The Vintage Journal - McLaren Vale Guide 2022

By the 1850s, sailing ships and steamers regularly ploughed the southern Australian coastline, moving people, livestock, agricultural goods, and other wares. Vinestock material was traded across borders. Nurseries in Adelaide and early vignerons supplied cuttings for landholders and farmers. In July 1859, a large consignment of vine stock was sold at auction in McLaren Vale at Yankalilla and Willunga – which only comprised about 23 acres of vineyard at the time. This region rapidly expanded with an increase in plantings. In South Australia, most of the vineyard plantings at this time were centred around Adelaide at Mitcham (149 acres), Payneham (155 ½ acres), and West Torrens (71 ½ acres). Also farther afield in the hills (Clarendon 78 ½ acres), Morphett Vale (90 acres), Noarlunga (26 ¾ acres), and Onkaparinga (49 acres). McLaren Vale was still primarily grazing, wheat, and barley country. Vigneron Thomas Hardy, who worked with John Reynell at Reynella for a year or so from 1850, bought land at Bankside near Adelaide in 1853, planted just under an acre of Shiraz vines in 1854 and made his first wine in 1857. He exported his first two hogsheads of wine to England in 1859. By 1862 his winery was making 1500 gallons of wine, and by 1865, within three years, he had expanded production almost ten-fold to 14000 gallons. Over half of the grapes were sourced from growers in McLaren Vale, highlighting the rapid development of vineyards in the area. In 1862 Dr Alexander Charles Kelly established the Tintara Vineyard Company with the backing of brothers Sir Thomas and Alexander Elder, Sir Samuel Davenport, Robert Barr Smith and Sir Edward Stirling, all significant business figures in Adelaide.
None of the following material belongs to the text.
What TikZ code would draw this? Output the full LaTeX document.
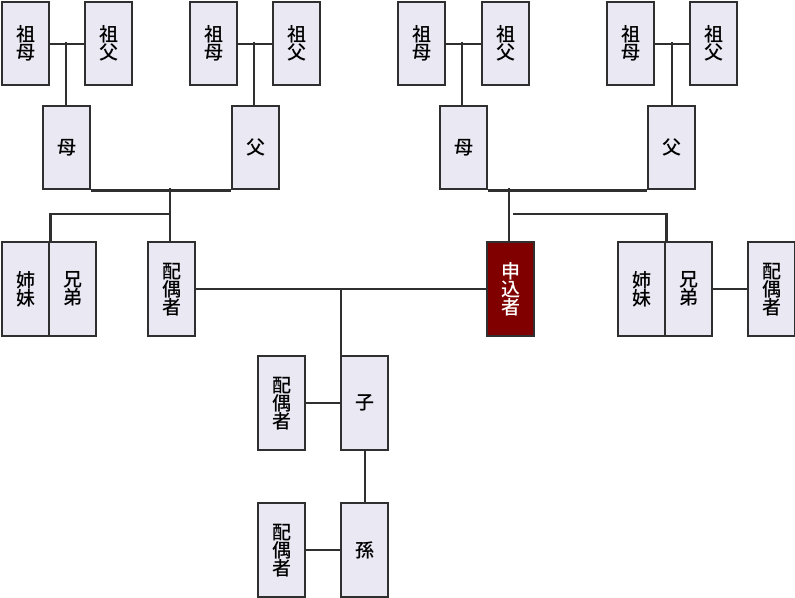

The original property had been called Tintinara, and over the following years, 213 acres of heavy timber country was cleared and a vineyard planted. Kelly’s gravity flow Upper Tintara Cellars became a model for winery design in McLaren Vale and beyond, including the 1894 Wirra Wirra and 1895 Kay Brothers wineries. According to Dr AC Kelly most of the wines produced in the 1860s and 1870s were based on early-picked fruit rather than more fully ripe grapes, because most winemakers believed that “there is less risk of excessively hot weather than at an earlier period.” This translated to higher yields and “more favourable circumstances for conducting fermentation”.